An electron of mass $$m$$ with an initial velocity  $$\vec v=v_0\hat{i}\;(v_0>0)$$ enters an electric field $$\vec E=-E_0\hat{k}.$$ If the initial de Broglie wavelength is  $$\lambda_0,$$ the value after time $$t$$ would be:

Electron with $$\vec{v}=v_0\hat{i}$$ enters field $$\vec{E}=-E_0\hat{k}$$. Find de Broglie wavelength after time $$t$$.

The force on the electron is $$\vec{F}=-e\vec{E}=eE_0\hat{k}$$.

Integrating acceleration gives $$v_z=\frac{eE_0}{m}t$$ while $$v_x=v_0$$ remains constant.

Hence the speed is $$v=\sqrt{v_0^2+\frac{e^2E_0^2t^2}{m^2}}$$.
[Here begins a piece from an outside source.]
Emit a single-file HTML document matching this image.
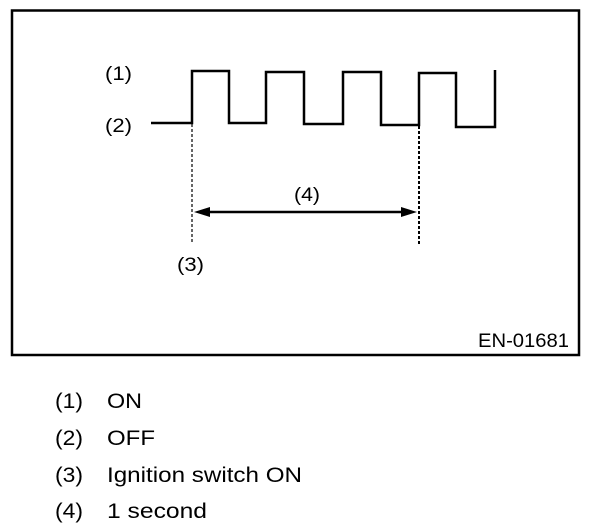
<!DOCTYPE html>
<html><head><style>
body{margin:0;background:#fff;width:608px;height:532px;overflow:hidden}
svg{display:block}
text{font-family:"Liberation Sans",Arial,sans-serif;fill:#000}
</style></head><body>
<svg width="608" height="532" viewBox="0 0 608 532">
<rect x="12" y="10.5" width="567" height="344.5" fill="none" stroke="#000" stroke-width="2.5"/>
<polyline fill="none" stroke="#000" stroke-width="2.5" points="151,123 192,123 192,71 229,71 229,123 266,123 266,72 304,72 304,124 343,124 343,72 381,72 381,125 419,125 419,73 456,73 456,127 495,127 495,70"/>
<line x1="192" y1="124" x2="192" y2="242" stroke="#000" stroke-width="1.2" stroke-dasharray="3,2"/>
<line x1="419" y1="126" x2="419" y2="244" stroke="#000" stroke-width="2" stroke-dasharray="3,2"/>
<line x1="200" y1="212" x2="410" y2="212" stroke="#000" stroke-width="2.5"/>
<polygon points="194,212 210,207 210,217" fill="#000"/>
<polygon points="417,212 401,207 401,217" fill="#000"/>
<g font-size="19">
<text x="105" y="80" textLength="27" lengthAdjust="spacingAndGlyphs">(1)</text>
<text x="105" y="132" textLength="27" lengthAdjust="spacingAndGlyphs">(2)</text>
<text x="294" y="201" textLength="26" lengthAdjust="spacingAndGlyphs">(4)</text>
<text x="177" y="271" textLength="27" lengthAdjust="spacingAndGlyphs">(3)</text>
<text x="478" y="347" textLength="91" lengthAdjust="spacingAndGlyphs">EN-01681</text>
</g>
<g font-size="21">
<text x="55" y="408" textLength="28" lengthAdjust="spacingAndGlyphs">(1)</text><text x="107" y="408" textLength="35" lengthAdjust="spacingAndGlyphs">ON</text>
<text x="55" y="445" textLength="28" lengthAdjust="spacingAndGlyphs">(2)</text><text x="107" y="445" textLength="48" lengthAdjust="spacingAndGlyphs">OFF</text>
<text x="55" y="482" textLength="28" lengthAdjust="spacingAndGlyphs">(3)</text><text x="107" y="482" textLength="195" lengthAdjust="spacingAndGlyphs">Ignition switch ON</text>
<text x="55" y="518" textLength="28" lengthAdjust="spacingAndGlyphs">(4)</text><text x="107" y="518" textLength="100" lengthAdjust="spacingAndGlyphs">1 second</text>
</g>
</svg>
</body></html>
The de Broglie wavelength is $$\lambda=\frac{h}{mv}=\frac{h}{m\sqrt{v_0^2+e^2E_0^2t^2/m^2}}$$.

This can be written as $$\lambda=\frac{h}{mv_0\sqrt{1+e^2E_0^2t^2/(m^2v_0^2)}}$$.

Therefore $$\lambda=\frac{\lambda_0}{\sqrt{1+\frac{e^2E_0^2t^2}{m^2v_0^2}}}$$.